Equal pay will be a biggee too – as there is still an unacceptable gap. We know the Government has baulked at mandatory pay audits in the private sector – so the hawks in the Cabinet won that one. Hope at the very least the Government does away with the requirement for a real comparator.

I am sure Gordon Brown promised that this type of stuff would be announced first to parliament – not leaked to the press. Wonder if he told Harriet that?

I suspect much of the Bill will be consensual – and we will all be glad when this magnum opus is completed. Much of it is tidying up and our discrimination law on the whole is pretty good.
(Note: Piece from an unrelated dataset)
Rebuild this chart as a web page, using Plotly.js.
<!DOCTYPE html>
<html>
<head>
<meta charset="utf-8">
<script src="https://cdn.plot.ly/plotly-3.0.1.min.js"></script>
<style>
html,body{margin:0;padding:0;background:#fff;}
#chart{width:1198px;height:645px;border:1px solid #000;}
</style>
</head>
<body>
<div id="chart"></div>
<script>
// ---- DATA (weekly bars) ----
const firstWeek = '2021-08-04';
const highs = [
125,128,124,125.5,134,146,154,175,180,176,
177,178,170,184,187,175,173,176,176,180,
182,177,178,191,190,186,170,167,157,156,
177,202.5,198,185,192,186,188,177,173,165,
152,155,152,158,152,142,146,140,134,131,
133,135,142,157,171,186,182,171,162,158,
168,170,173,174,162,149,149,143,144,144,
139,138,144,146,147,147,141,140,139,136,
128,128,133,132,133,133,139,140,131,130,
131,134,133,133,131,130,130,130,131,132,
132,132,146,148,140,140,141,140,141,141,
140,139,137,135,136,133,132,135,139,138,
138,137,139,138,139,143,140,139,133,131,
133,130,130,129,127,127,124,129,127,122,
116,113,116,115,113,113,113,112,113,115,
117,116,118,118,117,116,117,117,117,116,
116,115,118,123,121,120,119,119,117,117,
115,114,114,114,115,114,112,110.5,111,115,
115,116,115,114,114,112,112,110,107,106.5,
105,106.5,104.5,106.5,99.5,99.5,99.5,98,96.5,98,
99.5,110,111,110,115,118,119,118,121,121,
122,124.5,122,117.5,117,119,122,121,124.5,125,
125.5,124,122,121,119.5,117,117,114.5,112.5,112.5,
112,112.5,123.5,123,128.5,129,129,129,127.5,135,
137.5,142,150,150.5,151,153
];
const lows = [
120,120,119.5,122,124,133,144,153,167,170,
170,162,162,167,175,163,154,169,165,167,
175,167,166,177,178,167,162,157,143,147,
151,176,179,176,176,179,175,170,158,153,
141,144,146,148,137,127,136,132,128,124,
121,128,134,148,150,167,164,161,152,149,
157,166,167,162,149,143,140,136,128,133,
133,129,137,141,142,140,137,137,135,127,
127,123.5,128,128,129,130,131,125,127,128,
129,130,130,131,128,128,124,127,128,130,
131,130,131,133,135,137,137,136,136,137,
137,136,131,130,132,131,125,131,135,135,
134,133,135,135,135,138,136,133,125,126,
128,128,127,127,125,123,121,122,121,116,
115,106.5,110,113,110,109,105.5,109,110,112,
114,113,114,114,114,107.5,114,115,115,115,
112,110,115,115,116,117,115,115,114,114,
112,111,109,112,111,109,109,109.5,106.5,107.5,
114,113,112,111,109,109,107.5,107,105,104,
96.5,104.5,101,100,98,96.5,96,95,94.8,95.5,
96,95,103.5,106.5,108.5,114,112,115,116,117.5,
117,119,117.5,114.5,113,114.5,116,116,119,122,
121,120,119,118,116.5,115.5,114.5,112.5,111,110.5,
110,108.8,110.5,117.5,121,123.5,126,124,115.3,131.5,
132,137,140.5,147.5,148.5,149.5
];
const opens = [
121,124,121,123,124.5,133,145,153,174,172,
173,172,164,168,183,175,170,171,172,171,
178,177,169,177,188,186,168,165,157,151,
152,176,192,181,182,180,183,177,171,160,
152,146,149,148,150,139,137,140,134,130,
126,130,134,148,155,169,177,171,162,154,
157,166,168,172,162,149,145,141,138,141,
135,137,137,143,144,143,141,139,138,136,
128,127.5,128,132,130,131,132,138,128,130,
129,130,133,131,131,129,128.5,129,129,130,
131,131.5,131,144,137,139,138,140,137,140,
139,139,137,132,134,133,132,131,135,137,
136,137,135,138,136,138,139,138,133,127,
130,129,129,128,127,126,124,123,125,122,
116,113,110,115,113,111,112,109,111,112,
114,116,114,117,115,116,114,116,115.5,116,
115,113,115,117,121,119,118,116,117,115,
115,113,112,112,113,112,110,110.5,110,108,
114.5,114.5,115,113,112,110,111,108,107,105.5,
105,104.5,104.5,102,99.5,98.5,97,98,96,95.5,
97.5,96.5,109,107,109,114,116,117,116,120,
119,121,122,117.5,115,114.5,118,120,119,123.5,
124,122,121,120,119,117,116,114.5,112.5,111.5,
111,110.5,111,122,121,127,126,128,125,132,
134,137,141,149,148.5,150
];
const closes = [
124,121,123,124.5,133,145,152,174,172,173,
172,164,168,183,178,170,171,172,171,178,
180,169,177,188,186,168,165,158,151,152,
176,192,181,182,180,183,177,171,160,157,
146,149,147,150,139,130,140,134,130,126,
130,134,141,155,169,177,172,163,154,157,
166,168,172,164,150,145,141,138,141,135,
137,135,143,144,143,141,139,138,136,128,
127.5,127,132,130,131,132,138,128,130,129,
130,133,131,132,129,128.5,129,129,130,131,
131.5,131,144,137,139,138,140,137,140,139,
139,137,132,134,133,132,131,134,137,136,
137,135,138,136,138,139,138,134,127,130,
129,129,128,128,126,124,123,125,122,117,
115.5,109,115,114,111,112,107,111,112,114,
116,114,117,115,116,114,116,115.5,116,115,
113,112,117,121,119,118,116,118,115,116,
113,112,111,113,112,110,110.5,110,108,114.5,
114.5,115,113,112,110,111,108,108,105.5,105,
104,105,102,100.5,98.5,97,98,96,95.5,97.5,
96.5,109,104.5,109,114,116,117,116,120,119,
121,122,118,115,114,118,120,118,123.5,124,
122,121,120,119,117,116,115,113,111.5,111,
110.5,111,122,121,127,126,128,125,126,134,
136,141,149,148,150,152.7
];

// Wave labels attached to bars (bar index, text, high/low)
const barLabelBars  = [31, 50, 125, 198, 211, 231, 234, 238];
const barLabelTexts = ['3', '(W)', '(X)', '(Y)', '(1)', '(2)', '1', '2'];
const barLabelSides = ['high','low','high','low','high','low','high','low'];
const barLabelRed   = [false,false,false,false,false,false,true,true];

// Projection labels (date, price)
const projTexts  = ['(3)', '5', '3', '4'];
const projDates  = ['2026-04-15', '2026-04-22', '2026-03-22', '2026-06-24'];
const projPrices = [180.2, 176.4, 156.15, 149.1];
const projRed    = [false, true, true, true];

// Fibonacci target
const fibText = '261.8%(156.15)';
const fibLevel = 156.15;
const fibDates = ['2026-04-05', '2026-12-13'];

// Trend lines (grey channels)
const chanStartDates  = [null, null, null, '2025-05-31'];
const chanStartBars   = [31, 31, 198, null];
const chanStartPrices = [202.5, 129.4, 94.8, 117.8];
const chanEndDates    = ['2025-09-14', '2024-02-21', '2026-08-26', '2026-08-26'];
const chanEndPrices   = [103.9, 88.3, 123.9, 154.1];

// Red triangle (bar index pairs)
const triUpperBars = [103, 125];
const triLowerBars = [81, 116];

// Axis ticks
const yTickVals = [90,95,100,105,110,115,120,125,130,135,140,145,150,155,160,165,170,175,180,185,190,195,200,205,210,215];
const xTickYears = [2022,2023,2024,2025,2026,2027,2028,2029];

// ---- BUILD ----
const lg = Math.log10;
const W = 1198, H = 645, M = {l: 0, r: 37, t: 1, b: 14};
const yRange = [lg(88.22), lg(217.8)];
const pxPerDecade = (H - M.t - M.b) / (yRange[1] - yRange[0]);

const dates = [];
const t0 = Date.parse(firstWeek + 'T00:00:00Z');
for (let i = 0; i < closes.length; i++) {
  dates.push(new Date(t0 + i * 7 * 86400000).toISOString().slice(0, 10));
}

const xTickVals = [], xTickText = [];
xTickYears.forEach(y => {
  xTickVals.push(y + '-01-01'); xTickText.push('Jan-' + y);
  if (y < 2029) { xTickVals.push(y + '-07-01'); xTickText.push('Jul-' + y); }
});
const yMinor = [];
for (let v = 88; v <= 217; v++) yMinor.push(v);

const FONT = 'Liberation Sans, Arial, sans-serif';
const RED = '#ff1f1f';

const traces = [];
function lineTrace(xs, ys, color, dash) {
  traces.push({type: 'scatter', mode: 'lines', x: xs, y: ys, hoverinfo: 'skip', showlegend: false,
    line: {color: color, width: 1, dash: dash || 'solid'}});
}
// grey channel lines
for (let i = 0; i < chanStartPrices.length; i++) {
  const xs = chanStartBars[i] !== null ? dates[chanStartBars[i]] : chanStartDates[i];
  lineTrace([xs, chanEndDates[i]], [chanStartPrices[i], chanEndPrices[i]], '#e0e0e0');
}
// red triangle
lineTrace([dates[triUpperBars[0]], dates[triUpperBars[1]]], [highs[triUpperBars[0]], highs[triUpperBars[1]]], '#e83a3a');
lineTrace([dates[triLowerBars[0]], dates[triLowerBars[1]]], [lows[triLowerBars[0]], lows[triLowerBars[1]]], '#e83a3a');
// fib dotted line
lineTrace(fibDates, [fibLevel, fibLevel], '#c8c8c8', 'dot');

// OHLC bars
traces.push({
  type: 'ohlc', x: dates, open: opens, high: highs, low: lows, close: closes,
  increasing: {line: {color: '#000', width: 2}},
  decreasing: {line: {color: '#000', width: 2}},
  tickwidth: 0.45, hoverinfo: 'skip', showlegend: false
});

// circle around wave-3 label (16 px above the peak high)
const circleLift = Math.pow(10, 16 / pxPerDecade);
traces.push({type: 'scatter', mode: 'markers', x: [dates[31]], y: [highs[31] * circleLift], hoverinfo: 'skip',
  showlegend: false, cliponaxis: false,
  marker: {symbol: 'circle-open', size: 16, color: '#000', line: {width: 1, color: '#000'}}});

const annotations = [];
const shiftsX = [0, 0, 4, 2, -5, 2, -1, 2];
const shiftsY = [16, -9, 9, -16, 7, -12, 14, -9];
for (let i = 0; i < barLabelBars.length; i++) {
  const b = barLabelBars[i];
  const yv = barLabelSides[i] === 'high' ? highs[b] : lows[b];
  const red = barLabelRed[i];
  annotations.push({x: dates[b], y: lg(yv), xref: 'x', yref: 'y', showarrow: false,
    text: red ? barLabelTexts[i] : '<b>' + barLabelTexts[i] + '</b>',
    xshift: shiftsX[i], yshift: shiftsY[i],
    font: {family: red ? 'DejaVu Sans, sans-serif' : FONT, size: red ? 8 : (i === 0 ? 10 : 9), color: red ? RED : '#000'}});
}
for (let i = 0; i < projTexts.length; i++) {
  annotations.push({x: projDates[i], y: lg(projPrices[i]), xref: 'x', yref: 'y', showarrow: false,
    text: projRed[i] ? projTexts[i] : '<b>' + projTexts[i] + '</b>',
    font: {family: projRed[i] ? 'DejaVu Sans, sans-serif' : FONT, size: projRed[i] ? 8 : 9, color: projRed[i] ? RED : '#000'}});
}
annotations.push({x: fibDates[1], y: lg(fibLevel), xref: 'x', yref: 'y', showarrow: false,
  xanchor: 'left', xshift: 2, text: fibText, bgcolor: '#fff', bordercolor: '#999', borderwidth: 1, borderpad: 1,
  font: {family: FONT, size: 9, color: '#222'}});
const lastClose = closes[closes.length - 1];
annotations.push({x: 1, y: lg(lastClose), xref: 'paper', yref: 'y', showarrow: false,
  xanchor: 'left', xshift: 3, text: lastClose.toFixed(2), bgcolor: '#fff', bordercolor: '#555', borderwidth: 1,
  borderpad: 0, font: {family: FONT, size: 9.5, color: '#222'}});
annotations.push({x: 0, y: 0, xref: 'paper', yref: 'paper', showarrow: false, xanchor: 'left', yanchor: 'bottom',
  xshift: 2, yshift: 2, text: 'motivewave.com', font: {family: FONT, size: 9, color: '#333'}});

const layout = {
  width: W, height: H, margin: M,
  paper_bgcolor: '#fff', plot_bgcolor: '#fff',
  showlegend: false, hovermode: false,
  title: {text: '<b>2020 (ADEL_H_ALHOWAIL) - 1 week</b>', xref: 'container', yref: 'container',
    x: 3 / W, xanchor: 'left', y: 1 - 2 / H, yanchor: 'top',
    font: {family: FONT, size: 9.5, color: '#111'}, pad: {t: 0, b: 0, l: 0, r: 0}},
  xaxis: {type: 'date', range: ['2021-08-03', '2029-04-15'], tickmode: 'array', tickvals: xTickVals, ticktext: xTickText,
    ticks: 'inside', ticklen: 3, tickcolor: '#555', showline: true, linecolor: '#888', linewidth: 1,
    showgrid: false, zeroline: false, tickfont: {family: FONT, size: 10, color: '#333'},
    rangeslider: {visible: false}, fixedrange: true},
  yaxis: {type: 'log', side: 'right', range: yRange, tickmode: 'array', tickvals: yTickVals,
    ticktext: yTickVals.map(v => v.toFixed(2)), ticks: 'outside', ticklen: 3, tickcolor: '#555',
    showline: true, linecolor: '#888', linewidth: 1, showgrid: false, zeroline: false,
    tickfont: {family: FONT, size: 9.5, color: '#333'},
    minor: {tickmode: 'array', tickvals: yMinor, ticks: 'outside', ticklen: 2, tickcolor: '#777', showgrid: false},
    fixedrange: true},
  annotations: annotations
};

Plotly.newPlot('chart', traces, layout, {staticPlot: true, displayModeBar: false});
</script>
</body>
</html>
It’s making it stand up in the real world and changing culture that is the barrier. Still – it’s important to have the law to hang the behaviour around…
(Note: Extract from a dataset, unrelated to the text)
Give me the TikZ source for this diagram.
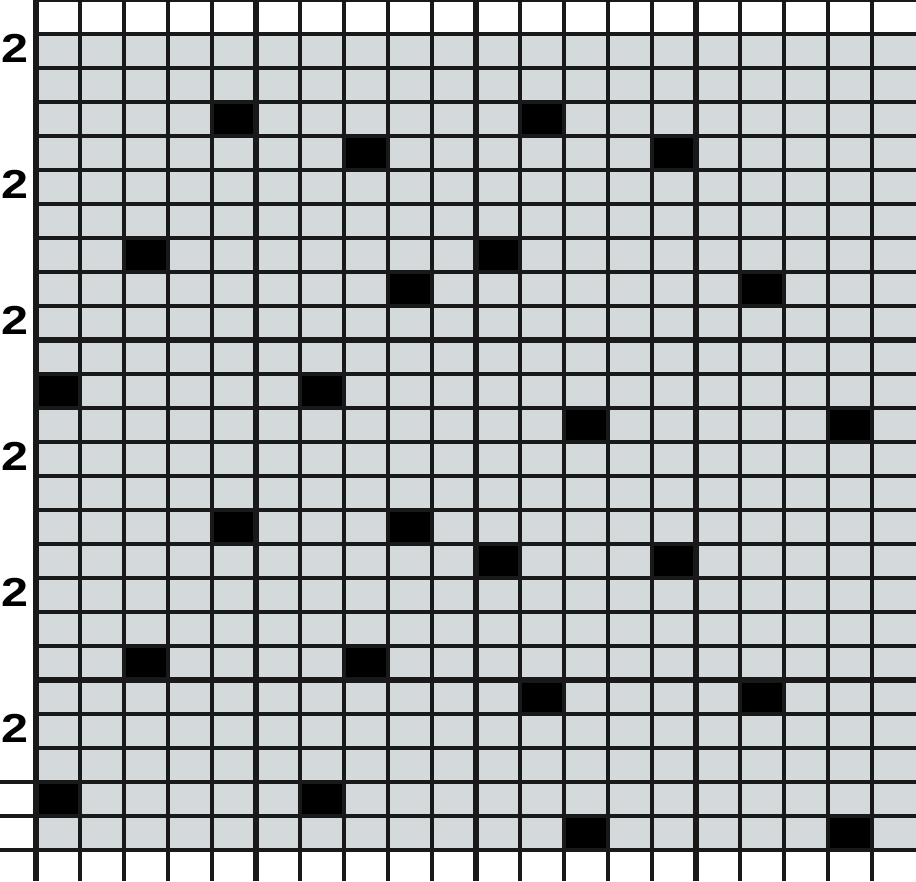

0 thoughts on “Single Equalities Bill about to be published

  1. I hope that Lib Dems will campaign for the closing of a major loophole in current law by repealing Section 21ZA of the Disability Discrimination Act 2005.This section gives a total exemption for airlines, amongst other transport providers, from the DDA.http://www.opsi.gov.uk/Acts/acts2005/ukpga_20050013_en_2#pb2-l1g5“21ZA Application of sections 19 to 21 to transport vehicles (1) Section 19(1) (a), (c) and (d) do not apply in relation to a case where the service is a transport service and, as provider of that service, the provider of services discriminates against a disabled person— (a) in not providing, or in providing, him with a vehicle; or (b) in not providing, or in providing, him with services when he is travelling in a vehicle provided in the course of the transport service.This has led to outrageous discrimination where an airline refused carriage to 23 young deaf passengers simply because they are deaf- without any safety justification whatsoever, as they could all read, lip-read and speak fluent English. No other country in the world gives airlines a total exemption from disability discrimination legislation, as the UK does- in other countries, such as the US and Canada, airlines are only allowed to refuse carriage to disabled people if there are genuine safety reasons to do so.107 different disability rights organisations, and hundreds of thousands of disabled people, have called for this law to be repealed, but the Govt. has refused to do so.It is also, I would argue, incompatible with the UN Convention on the Rights of Disabled People, which the UK has ratified, and which requires signatories to repeal laws which discriminate against disabled people.